Saturday, June 23, 2018

Protect the hands that Heal...Honor your Doctor.


Disclaimer: A work of fiction or based on true events, I will leave it for the reader to decide.

Scenario – A 70 plus elderly gentleman is brought to the Accident & Emergency Department of a hospital in an unconscious, unresponsive state with no recordable pulse, blood pressure and spontaneous respiration, by an auto rickshaw driver.

No identity of the patient known, No past medical and surgical history available, no mobile phone available (to contact family), no wallet or identity card with the patient.

History - Patient was driving somewhere (alone), felt uncomfortable, stopped his car by the roadside to ask for help, collapsed on stepping out of the car, 3-4 by standers rushed to help, an auto rickshaw driver stopped and volunteered to take the patient to the hospital, none of the bystanders accompanied the patient, patient is drowsy in the auto but manages to tell auto driver to rush patient to the emergency department, becomes unresponsive en route to hospital.

Once the patient reaches the emergency department, the entire team of doctors and nurses sprung into action and all life saving measures were initiated. CPR is started immediately, all life saving drugs were given as per ACLS protocol, patients was intubated, but no ROSC (return of spontaneous circulation) was achieved even after 30 minutes of intense efforts. Code was called off and patient was declared dead on arrival.

A pouch is later found in the patient’s belongings with a pass books and few thousand rupees which he probably would have withdrawn from a bank. On the passbook is a landline number through which the doctor is able to contact his old wife (after multiple attempts of getting in touch), takes the number of his son who was in office from her, calls him too and asks them both to rush to the emergency department. No update regarding the patient’s condition is given to the family members on the phone.

Medico-legal case formalities were initiated and since the cause of death was not known, the police was informed.

Anything wrong or atypical in this scenario? I’m sure many doctors would have come across such events at some point in their career.

Shockers (after the family was told of the turn of events and that the patient was dead):

1) The doctor is questioned by the son that why does he have to pay the bill if the patient was declared ‘dead on arrival’ and if the hospital was not issuing the death certificate.
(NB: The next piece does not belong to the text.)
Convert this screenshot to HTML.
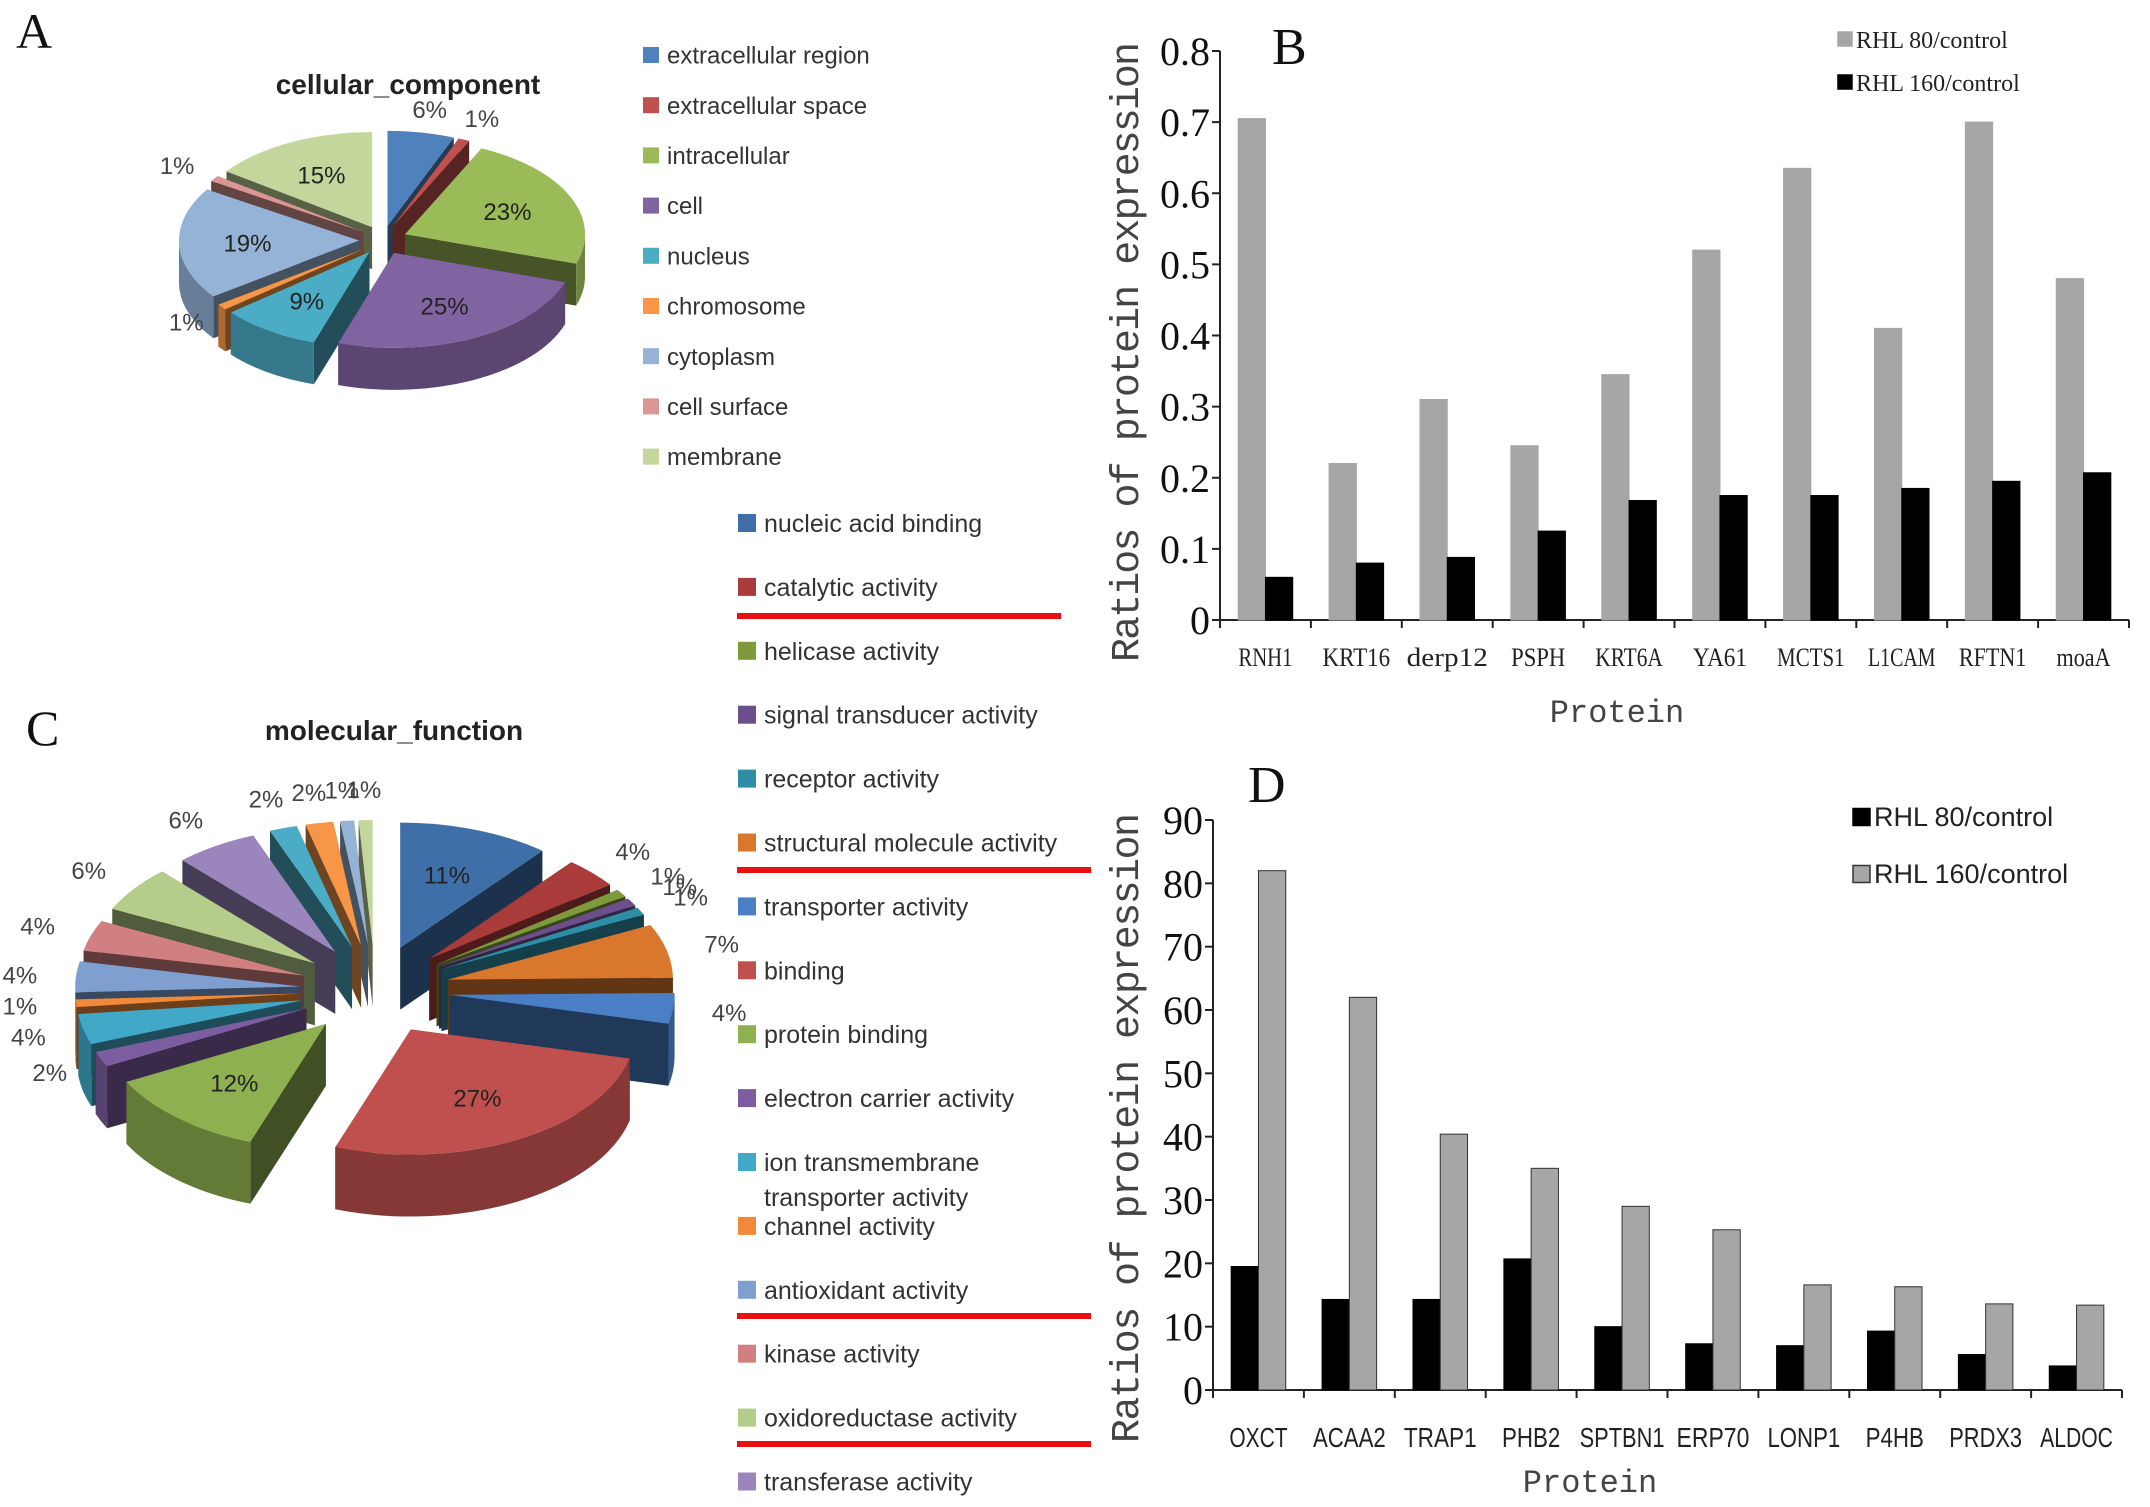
<!DOCTYPE html>
<html><head><meta charset="utf-8">
<style>
html,body{margin:0;padding:0;background:#fff;}
svg{display:block;}
.sans{font-family:"Liberation Sans",sans-serif;}
.serif{font-family:"Liberation Serif",serif;}
.mono{font-family:"Liberation Mono",monospace;}
</style></head>
<body>
<svg id="fig" width="2150" height="1507" viewBox="0 0 2150 1507" xmlns="http://www.w3.org/2000/svg">
<rect width="2150" height="1507" fill="#fff"/>
<g id="panelA">
<text class="serif" x="16" y="48" font-size="50" fill="#111">A</text>
<text class="sans" x="408" y="94" font-size="28" font-weight="bold" text-anchor="middle" fill="#222">cellular_component</text>
<g id="pieA"></g>
<g id="legA"></g>
</g>
<g id="panelC">
<text class="serif" x="26" y="745" font-size="50" fill="#111">C</text>
<text class="sans" x="394" y="740" font-size="28" font-weight="bold" text-anchor="middle" fill="#222">molecular_function</text>
<g id="pieC"></g>
<g id="legC"></g>
<rect x="737" y="613" width="324" height="6" fill="#e81010"/>
<rect x="737" y="867" width="354" height="6" fill="#e81010"/>
<rect x="737" y="1313" width="354" height="6" fill="#e81010"/>
<rect x="737" y="1441" width="354" height="6" fill="#e81010"/>
</g>
<g id="chartB"></g>
<g id="chartD"></g>
</svg>
<script>
// ---------- data ----------
const pieALabels = ["extracellular region","extracellular space","intracellular","cell","nucleus","chromosome","cytoplasm","cell surface","membrane"];
const pieAValues = [6,1,23,25,9,1,19,1,15];
const pieAColors = ["#4f81bd","#c0504d","#9bbb59","#8064a2","#4bacc6","#f79646","#95b3d7","#d99694","#c3d69b"];

const pieCLabels = ["nucleic acid binding","catalytic activity","helicase activity","signal transducer activity","receptor activity","structural molecule activity","transporter activity","binding","protein binding","electron carrier activity","ion transmembrane","channel activity","antioxidant activity","kinase activity","oxidoreductase activity","transferase activity"];
const pieCValues = [11,4,1,1,1,7,4,27,12,2,4,1,4,4,6,6,2,2,1,1];
const pieCColors = ["#3e6fa8","#a93c3a","#7f9a3c","#6a4f8c","#2f8ea6","#d9782c","#4a7fc6","#c0504d","#8fb050","#7c5ea0","#42a8c8","#f08a3a","#7f9fd0","#d08080","#b5cc8a","#9a86bc","#4bacc6","#f79646","#95b3d7","#c3d69b"];

const catB = ["RNH1","KRT16","derp12","PSPH","KRT6A","YA61","MCTS1","L1CAM","RFTN1","moaA"];
const b80 = [0.705,0.22,0.31,0.245,0.345,0.52,0.635,0.41,0.70,0.48];
const b160 = [0.06,0.08,0.088,0.125,0.168,0.175,0.175,0.185,0.195,0.207];
const ticksB = ["0","0.1","0.2","0.3","0.4","0.5","0.6","0.7","0.8"];

const catD = ["OXCT","ACAA2","TRAP1","PHB2","SPTBN1","ERP70","LONP1","P4HB","PRDX3","ALDOC"];
const d80 = [19.5,14.3,14.3,20.7,10,7.3,7,9.3,5.6,3.8];
const d160 = [82,62,40.4,35,29,25.3,16.6,16.3,13.6,13.4];
const ticksD = ["0","10","20","30","40","50","60","70","80","90"];

const NS="http://www.w3.org/2000/svg";
function mk(tag,attrs,parent){const e=document.createElementNS(NS,tag);for(const k in attrs)e.setAttribute(k,attrs[k]);parent.appendChild(e);return e;}
function shade(hex,f){const n=parseInt(hex.slice(1),16);let r=(n>>16)&255,g=(n>>8)&255,b=n&255;r=Math.round(r*f);g=Math.round(g*f);b=Math.round(b*f);return "rgb("+r+","+g+","+b+")";}

// ---------- 3D pie ----------
function pie3d(g,vals,cols,cfg){
  const total=vals.reduce((a,b)=>a+b,0);
  let a=0;const sl=[];
  vals.forEach((v,i)=>{const a0=a,a1=a+v/total*2*Math.PI;a=a1;sl.push({i,v,a0,a1,m:(a0+a1)/2});});
  const P=(cx,cy,t,k)=>[cx+cfg.rx*k*Math.sin(t),cy-cfg.ry*k*Math.cos(t)];
  const order=sl.slice().sort((p,q)=>(-Math.cos(p.m))-(-Math.cos(q.m)));
  order.forEach(s=>{
    const ex=cfg.ex;
    const cx=cfg.cx+ex*Math.sin(s.m), cy=cfg.cy-ex*0.6*Math.cos(s.m);
    const col=cols[s.i%cols.length];
    const sg=mk("g",{},g);
    
    
    [s.a0,s.a1].forEach(t=>{const p=P(cx,cy,t,1);
      mk("path",{d:`M${cx},${cy} L${p[0]},${p[1]} L${p[0]},${p[1]+cfg.d} L${cx},${cy+cfg.d} Z`,fill:shade(col,0.45)},sg);});
    const lo=Math.max(s.a0,Math.PI/2), hi=Math.min(s.a1,1.5*Math.PI);
    if(hi>lo){const p0=P(cx,cy,lo,1),p1=P(cx,cy,hi,1);const big=(hi-lo)>Math.PI?1:0;
      mk("path",{d:`M${p0[0]},${p0[1]} A${cfg.rx},${cfg.ry} 0 ${big} 1 ${p1[0]},${p1[1]} L${p1[0]},${p1[1]+cfg.d} A${cfg.rx},${cfg.ry} 0 ${big} 0 ${p0[0]},${p0[1]+cfg.d} Z`,fill:shade(col,0.7)},sg);}
    const p0=P(cx,cy,s.a0,1),p1=P(cx,cy,s.a1,1);const big=(s.a1-s.a0)>Math.PI?1:0;
    mk("path",{d:`M${cx},${cy} L${p0[0]},${p0[1]} A${cfg.rx},${cfg.ry} 0 ${big} 1 ${p1[0]},${p1[1]} Z`,fill:col},sg);
    const pct=Math.round(s.v/total*100)+"%";
    let lp,c;
    if(s.v/total>0.08){lp=P(cx,cy,s.m,0.62);c="#222";}else{lp=P(cx,cy,s.m,1.25);c="#444";}
    const t=mk("text",{x:lp[0],y:lp[1]+9,"font-size":cfg.fs,"text-anchor":"middle",fill:c,class:"sans"},g);
    t.textContent=pct;
    
    
  });
}
pie3d(document.getElementById("pieA"),pieAValues,pieAColors,{cx:383,cy:240,rx:180,ry:95,d:42,ex:24,fs:24});
pie3d(document.getElementById("pieC"),pieCValues,pieCColors,{cx:375,cy:990,rx:225,ry:125,d:62,ex:75,fs:24});

// ---------- legends ----------
function legend(g,labels,cols,x,y0,step,fs,sq){
  labels.forEach((l,i)=>{
    const y=y0+step*i;
    const r=mk("rect",{x:x,y:y-sq/2,width:sq,height:sq,fill:cols[i]},g);
    
    
    const t=mk("text",{x:x+sq+8,y:y+fs*0.36,"font-size":fs,fill:"#333",class:"sans"},g);
    t.textContent=l;
    
    
  });
}
legend(document.getElementById("legA"),pieALabels,pieAColors,643,55,50.2,24,16);
legend(document.getElementById("legC"),pieCLabels,pieCColors.slice(0,16),738,523,63.9,25,18);
{const t=mk("text",{x:764,y:1206,"font-size":25,fill:"#333",class:"sans"},document.getElementById("legC"));
t.textContent="transporter activity";

}

// ---------- bar charts ----------
function bars(g,cfg,cats,s1,s2,ticks){
  const n=cats.length, cw=(cfg.x1-cfg.x0)/n;
  const ys=v=>cfg.y0-(v/cfg.max)*(cfg.y0-cfg.ytop);
  mk("line",{x1:cfg.x0,y1:cfg.ytop,x2:cfg.x0,y2:cfg.y0,stroke:"#222","stroke-width":2},g);
  mk("line",{x1:cfg.x0,y1:cfg.y0,x2:cfg.x1,y2:cfg.y0,stroke:"#222","stroke-width":2},g);
  ticks.forEach((tk,i)=>{const v=cfg.max*i/(ticks.length-1),y=ys(v);
    mk("line",{x1:cfg.x0-8,y1:y,x2:cfg.x0,y2:y,stroke:"#222","stroke-width":2},g);
    const t=mk("text",{x:cfg.x0-10,y:y+14,"font-size":40,"text-anchor":"end",fill:"#111",class:"serif"},g);
    t.textContent=tk;
    
    });
  for(let i=0;i<=n;i++){const x=cfg.x0+cw*i;mk("line",{x1:x,y1:cfg.y0,x2:x,y2:cfg.y0+8,stroke:"#222","stroke-width":2},g);}
  const bw=cw*0.3;
  cats.forEach((c,i)=>{
    const xc=cfg.x0+cw*(i+0.5);
    const r1=mk("rect",{x:xc-bw,y:ys(s1[i]),width:bw,height:cfg.y0-ys(s1[i]),fill:cfg.c1,stroke:cfg.st1,"stroke-width":1},g);
    
    
    const r2=mk("rect",{x:xc,y:ys(s2[i]),width:bw,height:cfg.y0-ys(s2[i]),fill:cfg.c2,stroke:cfg.st2,"stroke-width":1},g);
    
    
    const t=mk("text",{x:xc,y:cfg.xl,"font-size":cfg.cfs,"text-anchor":"middle",fill:"#222",class:cfg.cfont,textLength:Math.min(cw-6,c.length*cfg.cfs*0.52),lengthAdjust:"spacingAndGlyphs"},g);
    t.textContent=c;
    
    
  });
  const xt=mk("text",{x:cfg.xtx,y:cfg.xty,"font-size":32,"text-anchor":"middle",fill:"#444",class:"mono"},g);
  xt.textContent="Protein";
  
  
  const yt=mk("text",{x:0,y:0,"font-size":40,"text-anchor":"middle",fill:"#444",class:"mono",textLength:cfg.ytl,lengthAdjust:"spacing",transform:`translate(${cfg.ytx},${cfg.yty}) rotate(-90)`},g);
  yt.textContent="Ratios of protein expression";
  
  
  const pl=mk("text",{x:cfg.plx,y:cfg.ply,"font-size":52,fill:"#111",class:"serif"},g);
  pl.textContent=cfg.panel;
  
  
  cfg.leg.forEach((L,i)=>{
    const r=mk("rect",{x:cfg.lx,y:cfg.ly+i*cfg.lstep-cfg.lsq/2,width:cfg.lsq,height:cfg.lsq,fill:L[1],stroke:L[2],"stroke-width":1.5},g);
    
    
    const t=mk("text",{x:cfg.lx+cfg.lsq+4,y:cfg.ly+i*cfg.lstep+9,"font-size":cfg.lfs,fill:"#222",class:cfg.lfont},g);
    t.textContent=L[0];
    
    
  });
}
bars(document.getElementById("chartB"),{x0:1220,x1:2129,y0:620,ytop:51,max:0.8,c1:"#a6a6a6",st1:"#a6a6a6",c2:"#000",st2:"#000",n1:"rhl80",n2:"rhl160",
  xl:666,cfs:26,cfont:"serif",xtx:1617,xty:722,ytx:1138,yty:352,ytl:620,panel:"B",plx:1272,ply:64,
  leg:[["RHL 80/control","#a6a6a6","#a6a6a6"],["RHL 160/control","#000","#000"]],lx:1838,ly:39,lstep:43,lsq:14,lfs:24,lfont:"serif"},catB,b80,b160,ticksB);
bars(document.getElementById("chartD"),{x0:1213,x1:2122,y0:1390,ytop:820,max:90,c1:"#000",st1:"#000",c2:"#a6a6a6",st2:"#333",n1:"rhl80",n2:"rhl160",
  xl:1447,cfs:28,cfont:"sans",xtx:1590,xty:1492,ytx:1138,yty:1128,ytl:630,panel:"D",plx:1248,ply:802,
  leg:[["RHL 80/control","#000","#000"],["RHL 160/control","#a6a6a6","#333"]],lx:1853,ly:817,lstep:57,lsq:17,lfs:27,lfont:"sans"},catD,d80,d160,ticksD);
</script>
</body></html>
2) The doctor is threatened by the son, “What if I refuse to pay the bill?”

3) The auto rickshaw driver is questioned that the patient’s phone was missing.

My questions to the readers and the society in general:

1. Why is there so much mistrust against the medical fraternity? Why can’t people think that doctors and nurses try to do their best to save someone’s life, they too are humans, and have emotions, and that it takes much more than courage to see life and death everyday!!

2. Should the doctors and the nurses not even try saving an unaccompanied patient’s life brought to the emergency and directly taken a flat line ECG instead?

3. Why should a hospital write off the entire bill of an affording patient for providing life or limb saving emergency services, when the treatment was initiated without caring for the patient’s ability to pay or not and there was no deficiency of services?

4. Would the son have reacted the same way and questioned the efforts put by the medical team, had the father miraculously survived and managed to reach the ICU even with a guarded prognosis?

5. If educated & English speaking people can indirectly threaten the doctor of putting false allegations that the body of the deceased is forcefully being kept by the hospital for non-payment of dues, what can the medical fraternity expect from the lower socioeconomic people?

6. If an uneducated auto rickshaw driver can offer to help (without caring about any legal hassles), why can’t other bystanders and onlookers come forward?

Conclusion - After 4 hours, the bill was finally cleared by the son who showed no remorse for his actions of questioning the credibility of the doctor and the medical team.

The phone was left by the patient at home, later discovered by the wife.

I really wonder what will change the perception of the society in general that all doctors are heartless cheats, and a hospital is only a money making business enterprise. The future of healthcare and humanity surely doesn’t seem bright!!

1 comment:

Dr. Abha Agrawal said...

Great story telling by Dr. Mohit. The scenario, I would think, is all too common and unfortunate. You have raised difficult but extremely important questions.